Senator Barack Obama offered conciliation to the Republicans, and a desire to work in a bipartisan manner, to seek GOP ideas and opinions on all the issues.
But all that President Obama received from the GOP was the back of the hand, blatant threats, and "I hope Obama fails" oratory. It is completely logical to presume that, by their recent remarks, ex-Vice President Cheney and political advisor Karl Rove drop to their knees each night and pray that the US is horrendously struck by one or more terrorist attacks. They must be supposing that then the American public would at last see that they and the immoral and brutal tactics and policies were right, were efficacious after all, and it would usher the GOP back into power. That people suffer, that hundreds of thousands die is of no matter to them. Across the board, from boardrooms to church pulpits to elected office, all that counts to Republicans and conservatives is power!
Republicans have demanded what amounts to veto power over not only presidential department and judicial appointments, but over executive orders as well. Utah's Robert Bennett, a Republican, has placed a hold on the nomination of David Hayes to be Interior's Deputy Secretary. The reason: At the end of his last term, the Bush Interior Department approved hundreds of oil and gas leases on tens of thousands of acres of public lands, three of which are immediately adjacent national parks in Utah, all without the legally required public review. When the current Interior Secretary called a time out to consider the effects on the environment of the leases, Bennett wielded the veto axe over the Hayes nomination.
In the same spirit, Republicans on the Judiciary Committee have demanded the right to deep-six any Obama judicial appointment they feel might tilt the now highly conservative federal court system the least to the middle. Any Democratic wiggle from acceptance of the demand will trigger a Republican nuclear attack.
Now that the most lurid details of the Bush administration deprecations have been leaking to light, by the most recent polls, a majority of Americans are demanding full investigations, that wherever the evidence leads . . . so be it. But Republicans are threatening a legislative nuclear war should investigations be commenced. (Conveniently forgotten is how the GOP overturned every stone and pebble along the White River, all to effectively assassinate a Democratic president they despised. When they found nothing on the river, they spent fifty million more to uncover a stain on a blue dress, and then impeached the fellow for lying about something each and every one of the Republicans would also have lied about!)
Overwhelmingly, the day-to-day minutiae of both legislative chambers is accomplished "without objection." A member submits a request to be absent a given day. In the House, the Speaker pro tem (In the Senate, it's the President pro tem.) simply says, "Without objection" and the absence is approved. Or, he or she may say, "Is there objection? Hearing none, the absence is approved." The same sort of procedure occurs for an entire host of other matters also. "Mr. Chairman," (A Senate committee this time.) "Request that the witness's entire testimony be made a part of the record." To which the chair replies, "Without objection, so ordered."

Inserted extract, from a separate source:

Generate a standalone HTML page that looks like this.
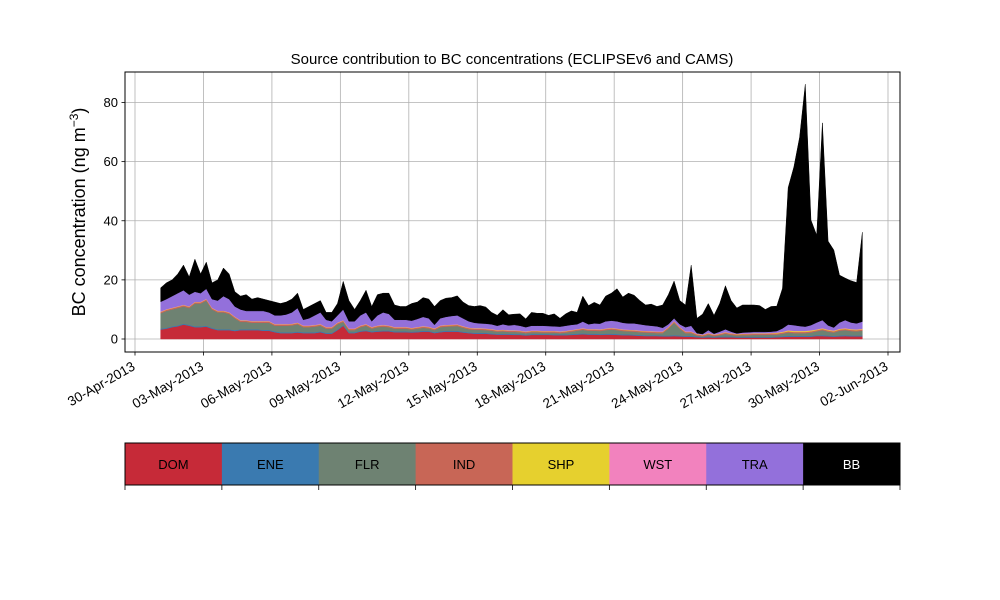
<!DOCTYPE html>
<html><head><meta charset="utf-8"><style>
body{margin:0;background:#fff;}
svg{display:block;font-family:"Liberation Sans","DejaVu Sans",sans-serif;}
</style></head><body>
<svg id="chart" width="1000" height="600" viewBox="0 0 1000 600">
<rect width="1000" height="600" fill="#fff"/>
<text x="512" y="64" font-size="15" text-anchor="middle">Source contribution to BC concentrations (ECLIPSEv6 and CAMS)</text>
<g id="grid"></g>
<g id="areas"></g>
<rect x="125" y="72" width="775" height="280" fill="none" stroke="#000" stroke-width="1"/>
<g id="axes"></g>
<text transform="translate(85,212) rotate(-90)" font-size="18" text-anchor="middle">BC concentration (ng m<tspan baseline-shift="super" font-size="12">−3</tspan>)</text>
<g id="legend"></g>
</svg>
<script>
const sources = ["DOM","ENE","FLR","IND","SHP","WST","TRA","BB"];
const colors = ["#c62a38","#3a7ab0","#6e8272","#c86656","#e6d02e","#f282be","#9370db","#000000"];
const startDay = 1.125; // days after 30-Apr-2013 00:00
const stepDay = 0.25;
const yTicks = [0,20,40,60,80];
const xTickLabels = ["30-Apr-2013","03-May-2013","06-May-2013","09-May-2013","12-May-2013","15-May-2013","18-May-2013","21-May-2013","24-May-2013","27-May-2013","30-May-2013","02-Jun-2013"];
const xTickDays = [0,3,6,9,12,15,18,21,24,27,30,33];
const DOM = [3.2,3.5,4.0,4.3,4.9,4.5,4.0,4.0,4.2,3.5,3.0,3.0,3.0,2.7,3.0,3.0,3.0,3.0,2.8,2.8,2.3,2.0,2.0,2.0,2.2,2.0,2.0,2.0,2.3,1.8,1.8,3.0,4.5,2.0,2.0,2.5,2.7,2.3,2.5,2.6,2.6,2.3,2.3,2.3,2.2,2.3,2.5,2.5,2.0,2.3,2.5,2.5,2.5,2.2,2.0,1.8,1.8,1.8,1.6,1.5,1.5,1.5,1.4,1.4,1.2,1.4,1.4,1.4,1.4,1.3,1.3,1.3,1.4,1.5,1.6,1.5,1.5,1.4,1.5,1.5,1.4,1.3,1.3,1.2,1.1,1.0,1.0,1.0,0.9,0.9,1.0,0.9,0.8,0.8,0.6,0.5,0.6,0.5,0.6,0.6,0.6,0.5,0.5,0.5,0.5,0.5,0.5,0.5,0.6,0.7,0.8,0.8,0.8,0.8,0.8,1.0,1.0,0.9,0.8,0.9,1.0,0.9,0.9,0.9];
const ENE = [0.3,0.3,0.3,0.3,0.3,0.3,0.3,0.3,0.3,0.3,0.3,0.3,0.3,0.3,0.3,0.3,0.3,0.3,0.3,0.3,0.3,0.3,0.3,0.3,0.3,0.3,0.3,0.3,0.3,0.3,0.3,0.3,0.3,0.3,0.3,0.3,0.3,0.3,0.3,0.3,0.3,0.3,0.3,0.3,0.3,0.3,0.3,0.3,0.3,0.3,0.3,0.3,0.3,0.3,0.3,0.3,0.3,0.3,0.3,0.3,0.3,0.3,0.3,0.3,0.3,0.3,0.3,0.3,0.3,0.3,0.3,0.3,0.3,0.3,0.3,0.3,0.3,0.3,0.3,0.3,0.3,0.3,0.3,0.3,0.3,0.3,0.3,0.3,0.3,0.3,0.3,0.3,0.3,0.3,0.3,0.3,0.3,0.3,0.3,0.3,0.3,0.3,0.3,0.3,0.3,0.3,0.3,0.3,0.3,0.3,0.3,0.3,0.3,0.3,0.3,0.3,0.3,0.3,0.3,0.3,0.3,0.3,0.3,0.3];
const FLR = [5.2,5.7,5.7,5.9,5.8,5.7,7.7,7.7,8.5,6.2,5.7,5.7,5.2,4.0,2.5,2.5,2.2,2.2,2.4,2.4,1.9,2.2,2.2,2.3,2.5,1.7,1.7,1.9,1.9,1.4,1.4,1.7,1.0,0.7,0.7,1.2,1.5,0.9,1.2,1.3,1.1,0.9,0.9,0.9,0.7,0.9,1.0,0.8,0.7,1.4,1.4,1.5,1.6,1.3,1.0,1.0,1.0,0.9,0.9,0.7,0.8,0.6,0.7,0.6,0.5,0.6,0.6,0.5,0.5,0.6,0.4,0.6,0.8,1.0,1.2,1.0,1.0,1.0,1.2,1.4,1.3,1.1,1.0,1.0,0.9,0.9,0.8,0.7,0.8,2.3,4.2,2.3,0.9,0.9,0.3,0.1,0.6,0.2,0.4,0.9,0.5,0.4,0.5,0.5,0.6,0.6,0.6,0.7,0.6,0.8,1.1,0.9,0.9,0.9,1.1,1.3,1.7,1.3,1.1,1.6,1.7,1.5,1.4,1.6];
const IND = [0.4,0.4,0.4,0.4,0.4,0.4,0.4,0.4,0.4,0.4,0.4,0.4,0.4,0.4,0.4,0.4,0.4,0.4,0.4,0.4,0.4,0.4,0.4,0.4,0.4,0.4,0.4,0.4,0.4,0.4,0.4,0.4,0.4,0.4,0.4,0.4,0.4,0.4,0.4,0.4,0.4,0.4,0.4,0.4,0.4,0.4,0.4,0.4,0.4,0.4,0.4,0.4,0.4,0.4,0.4,0.4,0.4,0.4,0.4,0.4,0.4,0.4,0.4,0.4,0.4,0.4,0.4,0.4,0.4,0.4,0.4,0.4,0.4,0.4,0.4,0.4,0.4,0.4,0.4,0.4,0.4,0.4,0.4,0.4,0.4,0.4,0.4,0.4,0.4,0.4,0.4,0.4,0.4,0.4,0.4,0.4,0.4,0.4,0.4,0.4,0.4,0.4,0.4,0.4,0.4,0.4,0.4,0.4,0.4,0.4,0.4,0.4,0.4,0.4,0.4,0.4,0.4,0.4,0.4,0.4,0.4,0.4,0.4,0.4];
const SHP = [0.1,0.1,0.1,0.1,0.1,0.1,0.1,0.1,0.1,0.1,0.1,0.1,0.1,0.1,0.1,0.1,0.1,0.1,0.1,0.1,0.1,0.1,0.1,0.1,0.1,0.1,0.1,0.1,0.1,0.1,0.1,0.1,0.1,0.1,0.1,0.1,0.1,0.1,0.1,0.1,0.1,0.1,0.1,0.1,0.1,0.1,0.1,0.1,0.1,0.1,0.1,0.1,0.1,0.1,0.1,0.1,0.1,0.1,0.1,0.1,0.1,0.1,0.1,0.1,0.1,0.1,0.1,0.1,0.1,0.1,0.1,0.1,0.1,0.1,0.1,0.1,0.1,0.1,0.1,0.1,0.1,0.1,0.1,0.1,0.1,0.1,0.1,0.1,0.1,0.1,0.1,0.1,0.1,0.1,0.1,0.1,0.1,0.1,0.1,0.1,0.1,0.1,0.1,0.1,0.1,0.1,0.1,0.1,0.2,0.2,0.3,0.3,0.3,0.3,0.3,0.2,0.2,0.2,0.2,0.2,0.2,0.2,0.2,0.2];
const WST = [0.1,0.1,0.1,0.1,0.1,0.1,0.1,0.1,0.1,0.1,0.1,0.1,0.1,0.1,0.1,0.1,0.1,0.1,0.1,0.1,0.1,0.1,0.1,0.1,0.1,0.1,0.1,0.1,0.1,0.1,0.1,0.1,0.1,0.1,0.1,0.1,0.1,0.1,0.1,0.1,0.1,0.1,0.1,0.1,0.1,0.1,0.1,0.1,0.1,0.1,0.1,0.1,0.1,0.1,0.1,0.1,0.1,0.1,0.1,0.1,0.1,0.1,0.1,0.1,0.1,0.1,0.1,0.1,0.1,0.1,0.1,0.1,0.1,0.1,0.1,0.1,0.1,0.1,0.1,0.1,0.1,0.1,0.1,0.1,0.1,0.1,0.1,0.1,0.1,0.1,0.1,0.1,0.1,0.1,0.1,0.1,0.1,0.1,0.1,0.1,0.1,0.1,0.1,0.1,0.1,0.1,0.1,0.1,0.1,0.1,0.1,0.1,0.1,0.1,0.1,0.1,0.1,0.1,0.1,0.1,0.1,0.1,0.1,0.1];
const TRA = [3.3,3.4,3.9,4.4,4.9,3.9,3.4,2.9,3.4,2.9,3.4,4.9,4.4,3.4,3.6,3.1,3.4,3.4,3.4,2.9,2.9,2.9,3.2,3.8,4.9,1.9,2.4,3.2,3.9,2.4,1.9,2.4,3.6,2.4,2.4,3.4,3.9,1.9,3.4,4.2,3.9,2.4,2.4,2.4,2.4,2.7,3.1,2.8,1.2,2.4,2.7,2.9,3.0,2.6,2.1,1.8,1.6,1.6,1.6,1.4,1.8,1.6,1.8,1.6,1.4,1.6,1.6,1.7,1.6,1.5,1.6,1.7,1.7,1.6,2.2,1.6,1.9,1.9,2.4,2.4,2.4,2.2,2.1,2.2,2.1,1.9,1.8,1.7,1.2,0.9,0.9,0.9,1.4,1.9,0.2,0.2,0.9,0.2,0.6,0.9,0.5,0.1,0.3,0.4,0.4,0.4,0.4,0.4,0.5,1.1,1.9,1.9,1.6,1.4,1.7,2.3,2.7,1.4,1.0,2.1,2.7,2.2,2.0,2.4];
const BB = [4.7,5.5,5.5,6.5,8.5,6,11,6.5,9,5.5,7,9.5,8.5,5,4.5,5.5,4,4.5,4,4,4.5,4,4.2,4.5,5,3.5,4,4,4,2.5,3,4,9.5,7,4,5,7.5,5,7,6.5,7,5,4.5,4.5,5.8,5.7,6.5,6.5,6.2,6,6.3,6.2,6.6,5.5,5.3,5.5,6,5.6,4,3.5,4.9,3.6,3.6,4,2.8,4.5,4.2,4.2,3.6,4.2,2.8,4,4.7,4,8.6,6.3,7.1,6.3,8.5,9.3,11,8.7,10.2,9.5,8,6.8,7.3,6.7,7.7,10,12.6,8,7.5,20.5,5,6.7,9,6.2,9.5,14.7,10.5,8.6,9.3,9.2,9.1,8.9,7.6,8.5,8.4,13.5,46.3,53.5,63.8,82,35.5,29.5,66.7,28.5,26.2,16,14.2,14.1,13.8,30.2];
const series = [DOM,ENE,FLR,IND,SHP,WST,TRA,BB];

const NS = "http://www.w3.org/2000/svg";
const PX0 = 125, PX1 = 900, PY0 = 72, PY1 = 352;
function xScale(day){ return 135 + (day) * (753/33); }
function yScale(v){ return 339 - v * (236.5/80); }
function mk(tag, attrs, parent){ const e = document.createElementNS(NS, tag); for (const k in attrs) e.setAttribute(k, attrs[k]); parent.appendChild(e); return e; }

const grid = document.getElementById('grid');
const axes = document.getElementById('axes');
yTicks.forEach(v => {
  const y = yScale(v);
  const gl = mk('line', {x1:PX0, x2:PX1, y1:y, y2:y, stroke:'#b0b0b0', 'stroke-width':0.8}, grid);
  
  
  const tk = mk('line', {x1:PX0-3.5, x2:PX0, y1:y, y2:y, stroke:'#000', 'stroke-width':0.8}, axes);
  
  
  const t = mk('text', {x:PX0-7, y:y+4.5, 'font-size':13, 'text-anchor':'end'}, axes);
  t.textContent = v;
  
  
});
xTickDays.forEach((d, i) => {
  const x = xScale(d);
  const gl = mk('line', {x1:x, x2:x, y1:PY0, y2:PY1, stroke:'#b0b0b0', 'stroke-width':0.8}, grid);
  
  
  const tk = mk('line', {x1:x, x2:x, y1:PY1, y2:PY1+3.5, stroke:'#000', 'stroke-width':0.8}, axes);
  
  
  const lx = x + 1, ly = PY1 + 17;
  const t = mk('text', {x:lx, y:ly, 'font-size':13.5, 'text-anchor':'end', transform:'rotate(-30 '+lx+' '+ly+')'}, axes);
  t.textContent = xTickLabels[i];
  
  
});

const areas = document.getElementById('areas');
const n = DOM.length;
let base = new Array(n).fill(0);
series.forEach((s, k) => {
  const top = base.map((b, i) => b + s[i]);
  let d = '';
  for (let i = 0; i < n; i++) d += (i ? 'L' : 'M') + xScale(startDay + i*stepDay).toFixed(2) + ',' + yScale(top[i]).toFixed(2);
  for (let i = n-1; i >= 0; i--) d += 'L' + xScale(startDay + i*stepDay).toFixed(2) + ',' + yScale(base[i]).toFixed(2);
  d += 'Z';
  const p = mk('path', {d:d, fill:colors[k], stroke:colors[k], 'stroke-width':0.5, 'stroke-linejoin':'round'}, areas);
  
  
  base = top;
});

const legend = document.getElementById('legend');
const LW = 775 / sources.length;
sources.forEach((s, k) => {
  const x = 125 + k*LW;
  const r = mk('rect', {x:x, y:443, width:LW+0.5, height:42, fill:colors[k]}, legend);
  
  
  const t = mk('text', {x:x+LW/2, y:469, 'font-size':13, 'text-anchor':'middle', fill: s === 'BB' ? '#fff' : '#000'}, legend);
  t.textContent = s;
  
  
});
for (let k = 0; k <= sources.length; k++) {
  const x = 125 + k*LW;
  const tk = mk('line', {x1:x, x2:x, y1:485, y2:490, stroke:'#000', 'stroke-width':0.8}, legend);
  
  
}
const fr = mk('rect', {x:125, y:443, width:775, height:42, fill:'none', stroke:'#000', 'stroke-width':1}, legend);


</script>
</body></html>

But any member of a committee can issue an objection and demand a full recorded vote of the committee, or if the matter is before the full body, a recorded vote of the full body. Nothing gets done! NOTHING! Their way, or no way. That's what the Republicans are threatening.
And the Democrats continue to speak in terms of congeniality.
Why? They were given the majority by the majority of US voters, for a reason. We have a Chicago president, for a reason: the voters wanted him. Now, ain't it about time to inject some of the "Chicago way" into the entire Democratic spine?